The Corner

World

Conservative Catholics Lose Another Voice in Rome

Pope Francis has let go Cardinal Gerhard Müller, the Vatican announced Friday. As prefect of the Congregation for the Doctrine of the Faith, Müller was the pope’s highest-ranking, most authoritative theological critic.

Their dispute over the correct understanding of a footnote in a recent papal document became a news item last year, illustrating their discord. Müller argued that, where the note was ambiguous, we should construe it in a way that makes it consistent with longstanding Catholic teaching on the Eucharist and the indissolubility of marriage. Francis, the author of the document, indicated that he favored a different interpretation, one that relaxed the traditional teaching and reconciled it with the reality of civil divorce and remarriage in the 21st century.

The footnote dustup was just one more confirmation, not a revelation, of the disagreement between pope and prefect over the past four years. Müller had been appointed by Pope Benedict in 2012.

John Allen, a sensible veteran Vatican reporter, cautions against reading too much into Müller’s departure. First, he points out that Francis didn’t remove Müller but merely elected not to renew his five-year term at the CDF, although standard operating procedure has been to renew in such cases. Second, the man whom Francis named to be Müller’s replacement is “nobody’s idea of a flaming liberal.” For conservative Catholics, it could have been worse.

The news should still trouble them, however. Müller had acquired stature in his role. His replacement is less well known. He carries a weaker megaphone. As for his reputed conservatism, the key is not his ideology but his temperament, according to Italian historian Roberto de Mattei: What matters is whether the prefect will comply with the pope’s “plan of ‘irreversible reform,’” not whether he’ll agree with it.

Müller’s successor is Archbishop Luis Ladaria Ferrer, a Spanish Jesuit and, until now, the second-ranking official at the CDF. He was appointed last year by Francis to serve as president of the newly established Study Commission on the Women’s Diaconate, whose name suggests a particular conclusion and recommendation. Ordination of women to the diaconate will be the first step toward their ordination as priests and bishops, or so some liberal Catholics hope. Müller opposes ordination of women even to the diaconate.

His is a losing argument when cast in negative terms like that, reflecting only the other side’s view of the matter. Inside the Church as well as outside it, institutions — traditional marriage, the male priesthood — that rest on an acceptance of sexual complementarity as a biological fact and a social good are opposed by those for whom the concept does not compute.

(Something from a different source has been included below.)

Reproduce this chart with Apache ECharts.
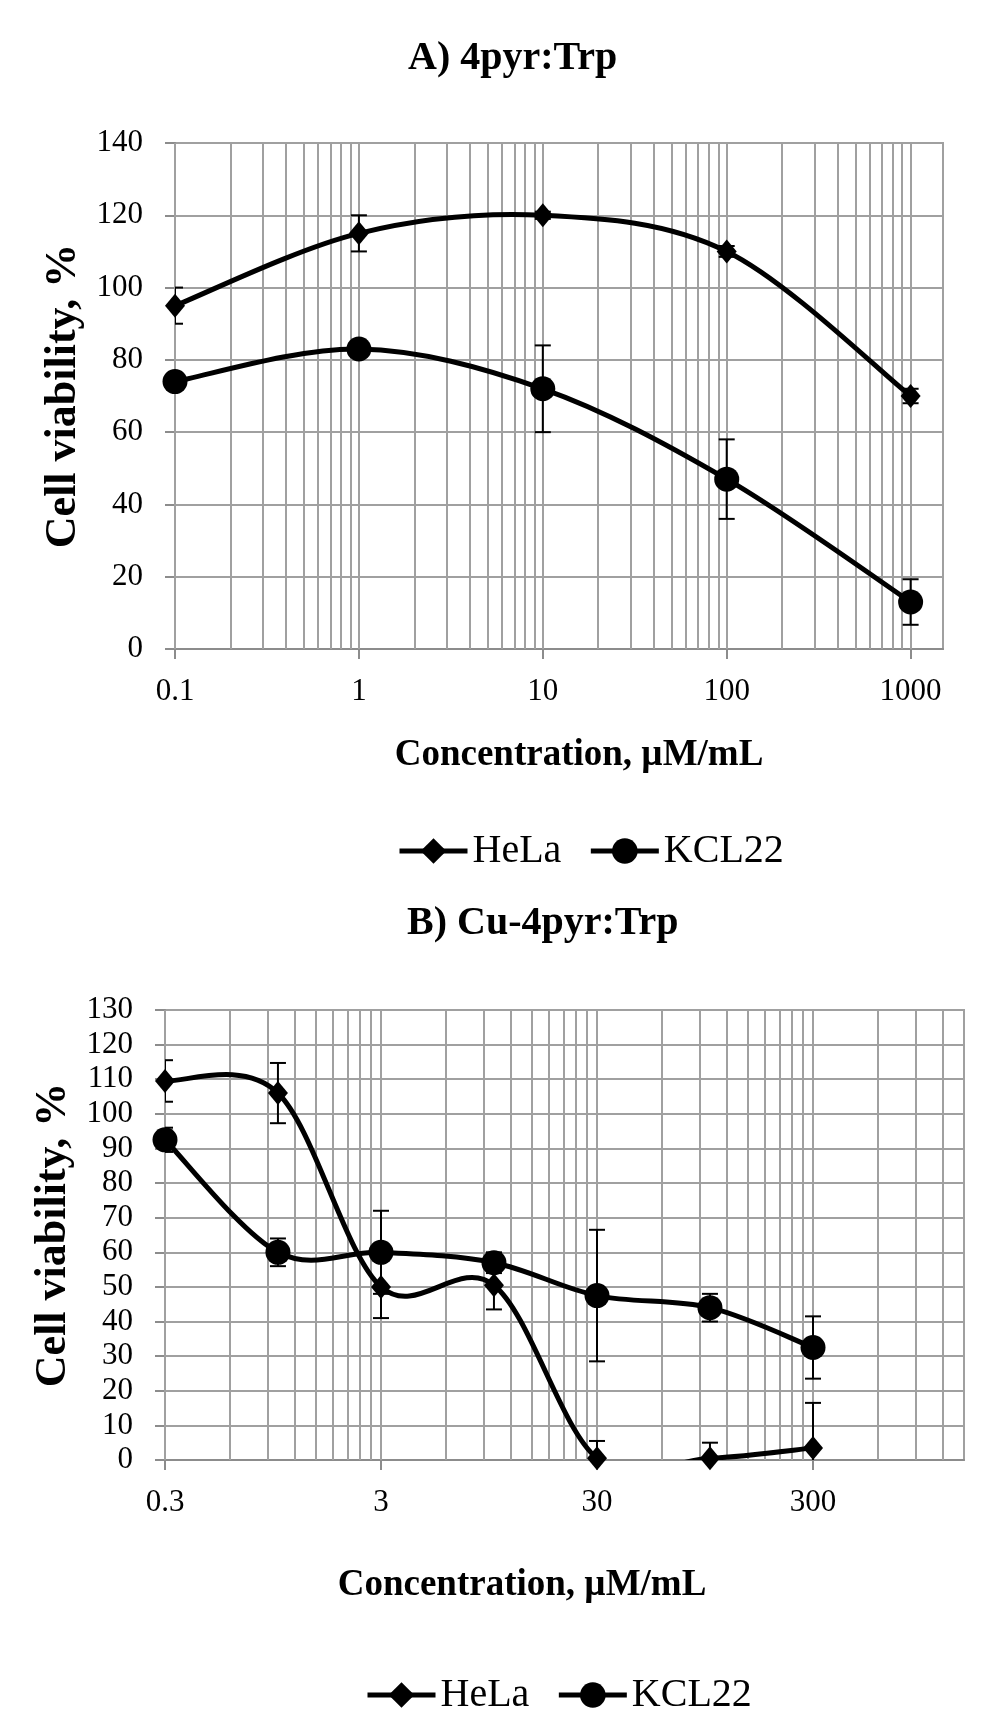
<!DOCTYPE html>
<html>
<head>
<meta charset="utf-8">
<script src="https://cdn.jsdelivr.net/npm/echarts@6/dist/echarts.min.js"></script>
<style>
  body { margin: 0; background: #fff; }
  #main { width: 1000px; height: 1735px; }
</style>
</head>
<body>
<div id="main"></div>
<script>
// A) 4pyr:Trp
const concA = [0.1, 1, 10, 100, 1000];
const helaA = [95, 115, 120, 110, 70];
const helaErrA = [5, 5, 1, 1.5, 2];
const kclA = [74, 83, 72, 47, 13];
const kclErrA = [1, 1, 12, 11, 6.3];
const ticksA = [0.1, 1, 10, 100, 1000];

// B) Cu-4pyr:Trp
const concB = [0.3, 1, 3, 10, 30, 100, 300];
const helaB = [109.5, 106, 50, 50.5, 0.5, 0.5, 3.5];
const helaErrB = [6, 8.7, 9, 7, 5, 4.5, 13];
const kclB = [92.5, 60, 60, 57, 47.5, 44, 32.5];
const kclErrB = [3.5, 4, 12, 3, 19, 4, 9];
const ticksB = [0.3, 3, 30, 300];

const serif = "'Liberation Serif', 'Times New Roman', serif";
const gridColor = '#a0a0a0';

// vertical gridlines of a log axis: each decade start plus 2..9 times it
function logGrid(starts, max) {
    let out = [];
    starts.forEach(function (d) {
        for (let k = 1; k <= 9; k++) {
            let v = +(d * k).toPrecision(6);
            if (v < max) out.push(v);
        }
    });
    return out;
}

function zip(xs, ys) {
    return xs.map(function (x, i) { return [x, ys[i]]; });
}

function xAxisOf(gi, min, max, ticks, namePad, nameGap) {
    return {
        type: 'log', logBase: 10, gridIndex: gi, min: min, max: max,
        name: 'Concentration, µM/mL', nameLocation: 'middle', nameGap: nameGap,
        nameTextStyle: { fontFamily: serif, fontSize: 37, fontWeight: 'bold', color: '#000', padding: namePad },
        axisLine: { show: true, lineStyle: { color: '#8c8c8c', width: 2 } },
        axisTick: { show: true, length: 10, customValues: ticks, lineStyle: { color: '#8c8c8c', width: 2 } },
        axisLabel: {
            customValues: ticks, margin: 27, fontFamily: serif, fontSize: 31, color: '#000',
            formatter: function (v) { return String(+v.toPrecision(6)); }
        },
        splitLine: { show: false },
        minorTick: { show: false },
        minorSplitLine: { show: false }
    };
}

function yAxisOf(gi, max, interval) {
    return {
        type: 'value', gridIndex: gi, min: 0, max: max, interval: interval,
        name: 'Cell viability, %', nameLocation: 'middle', nameGap: 88,
        nameTextStyle: { fontFamily: serif, fontSize: 44, fontWeight: 'bold', color: '#000' },
        axisLine: { show: true, lineStyle: { color: '#8c8c8c', width: 2 } },
        axisTick: { show: true, length: 10, lineStyle: { color: '#8c8c8c', width: 2 } },
        axisLabel: { margin: 32, fontFamily: serif, fontSize: 31, color: '#000' },
        splitLine: { show: true, lineStyle: { color: gridColor, width: 2 } }
    };
}

// markers only; the smoothed curve is drawn by curveSeries
function pointSeries(name, gi, conc, vals, symbol, size) {
    return {
        name: name, type: 'line', xAxisIndex: gi, yAxisIndex: gi,
        data: zip(conc, vals), clip: true, z: 5,
        symbol: symbol, symbolSize: size, showAllSymbol: true,
        lineStyle: { color: '#000', width: 5, opacity: 0 },
        itemStyle: { color: '#000' }
    };
}

// Excel-like smoothed line (Catmull-Rom through the points, in pixel space)
function curveSeries(name, gi, conc, vals) {
    let pts = zip(conc, vals);
    let n = pts.length;
    return {
        name: name, type: 'custom', xAxisIndex: gi, yAxisIndex: gi, clip: true, z: 4, silent: true,
        data: pts,
        encode: { x: 0, y: 1 },
        renderItem: function (params, api) {
            let i = params.dataIndex;
            if (i >= n - 1) return null;
            let p0 = api.coord(pts[Math.max(i - 1, 0)]);
            let p1 = api.coord(pts[i]);
            let p2 = api.coord(pts[i + 1]);
            let p3 = api.coord(pts[Math.min(i + 2, n - 1)]);
            return {
                type: 'bezierCurve',
                shape: {
                    x1: p1[0], y1: p1[1], x2: p2[0], y2: p2[1],
                    cpx1: p1[0] + (p2[0] - p0[0]) / 6, cpy1: p1[1] + (p2[1] - p0[1]) / 6,
                    cpx2: p2[0] - (p3[0] - p1[0]) / 6, cpy2: p2[1] - (p3[1] - p1[1]) / 6
                },
                style: { stroke: '#000', lineWidth: 5, fill: null, lineCap: 'round' }
            };
        }
    };
}

function errSeries(name, gi, conc, vals, errs) {
    return {
        name: name, type: 'custom', xAxisIndex: gi, yAxisIndex: gi, clip: true, z: 3, silent: true,
        data: conc.map(function (c, i) { return [c, vals[i] - errs[i], vals[i] + errs[i]]; }),
        encode: { x: 0, y: [1, 2] },
        renderItem: function (params, api) {
            let hi = api.coord([api.value(0), api.value(2)]);
            let lo = api.coord([api.value(0), api.value(1)]);
            let w = 8;
            let st = { stroke: '#000', lineWidth: 2 };
            return {
                type: 'group',
                children: [
                    { type: 'line', shape: { x1: hi[0], y1: hi[1], x2: lo[0], y2: lo[1] }, style: st },
                    { type: 'line', shape: { x1: hi[0] - w, y1: hi[1], x2: hi[0] + w, y2: hi[1] }, style: st },
                    { type: 'line', shape: { x1: lo[0] - w, y1: lo[1], x2: lo[0] + w, y2: lo[1] }, style: st }
                ]
            };
        }
    };
}

function gridLines(name, gi, vals) {
    return {
        name: name, type: 'line', xAxisIndex: gi, yAxisIndex: gi, data: [], silent: true,
        markLine: {
            silent: true, symbol: 'none', z: 1, animation: false,
            label: { show: false },
            lineStyle: { color: gridColor, width: 2, type: 'solid' },
            emphasis: { disabled: true },
            data: vals.map(function (v) { return { xAxis: v }; })
        }
    };
}

function legendOf(left, top) {
    return {
        data: ['HeLa', 'KCL22'], left: left, top: top,
        itemWidth: 68, itemHeight: 32, itemGap: 27,
        lineStyle: { color: '#000', width: 5, opacity: 1 },
        textStyle: { fontFamily: serif, fontSize: 40, color: '#000' }
    };
}

let chart = echarts.init(document.getElementById('main'));
let option = {
    animation: false,
    backgroundColor: '#fff',
    title: [
        { text: 'A) 4pyr:Trp', left: 403, top: 34, textStyle: { fontFamily: serif, fontSize: 40, fontWeight: 'bold', color: '#000' } },
        { text: 'B) Cu-4pyr:Trp', left: 402, top: 899, textStyle: { fontFamily: serif, fontSize: 40, fontWeight: 'bold', color: '#000' } }
    ],
    legend: [legendOf(392, 826), legendOf(360, 1670)],
    grid: [
        { left: 175, top: 143, width: 768, height: 506, show: true, borderColor: gridColor, borderWidth: 2, outerBoundsMode: 'none' },
        { left: 165, top: 1010, width: 799, height: 450, show: true, borderColor: gridColor, borderWidth: 2, outerBoundsMode: 'none' }
    ],
    xAxis: [
        xAxisOf(0, 0.1, 1500, ticksA, [0, 0, 0, 40], 88),
        xAxisOf(1, 0.3, 1500, ticksB, [0, 85, 0, 0], 107)
    ],
    yAxis: [
        yAxisOf(0, 140, 20),
        yAxisOf(1, 130, 10)
    ],
    series: [
        gridLines('gridA', 0, logGrid(ticksA, 1500)),
        errSeries('errHelaA', 0, concA, helaA, helaErrA),
        errSeries('errKclA', 0, concA, kclA, kclErrA),
        curveSeries('curveHelaA', 0, concA, helaA),
        curveSeries('curveKclA', 0, concA, kclA),
        pointSeries('HeLa', 0, concA, helaA, 'diamond', [20, 24]),
        pointSeries('KCL22', 0, concA, kclA, 'circle', 25),

        gridLines('gridB', 1, logGrid(ticksB, 1500)),
        errSeries('errHelaB', 1, concB, helaB, helaErrB),
        errSeries('errKclB', 1, concB, kclB, kclErrB),
        curveSeries('curveHelaB', 1, concB, helaB),
        curveSeries('curveKclB', 1, concB, kclB),
        pointSeries('HeLa', 1, concB, helaB, 'diamond', [20, 24]),
        pointSeries('KCL22', 1, concB, kclB, 'circle', 25)
    ]
};
chart.setOption(option);
window.addEventListener('resize', function () {
    chart.resize();
});
</script>
</body>
</html>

Their frame of reference is defined by the binary of inclusivity and exclusivity.

They reflect the norms of the culture they inhabit. Conservative Catholics have done little if anything to persuade them to slow down and try to appreciate, on its own terms, the longer-standing anthropology that starts with the ur-fraternities: the twelve sons of Israel, the twelve apostles. The twelve knights of the round table are a sort of commentary on the biblical models. Read a little Lionel Tiger. Imagine a culture in which the masculine character of Temple service is as natural, agreeable, and little remarked as that of the Red Sox or Patriots.

A lot of Catholic conservatives appear to assume that, on issues relating to sexual difference and family formation, the West is gripped by a madness that has crept into the Church but will pass, like the flu, and that the proper response is to wait it out. That strategy may be sound from a perspective of millennia, but in the near term, the next several years, the outlook for conservatism in Catholic doctrine and discipline is not brilliant. Four hundred eighty-three years after Canterbury left Rome, Rome is emulating it pretty hard.

Traditional Catholics, who are to Catholicism approximately what Orthodox Jews are to modern Judaism, frown at the many signs that on doctrine the Church is drifting toward Anglicanism, but they tend to see that movement as only the delayed aftereffect of the ur-catastrophe that was the rewrite of the Roman missal in 1969. Lex orandi, lex credendi: How we pray determines what we believe.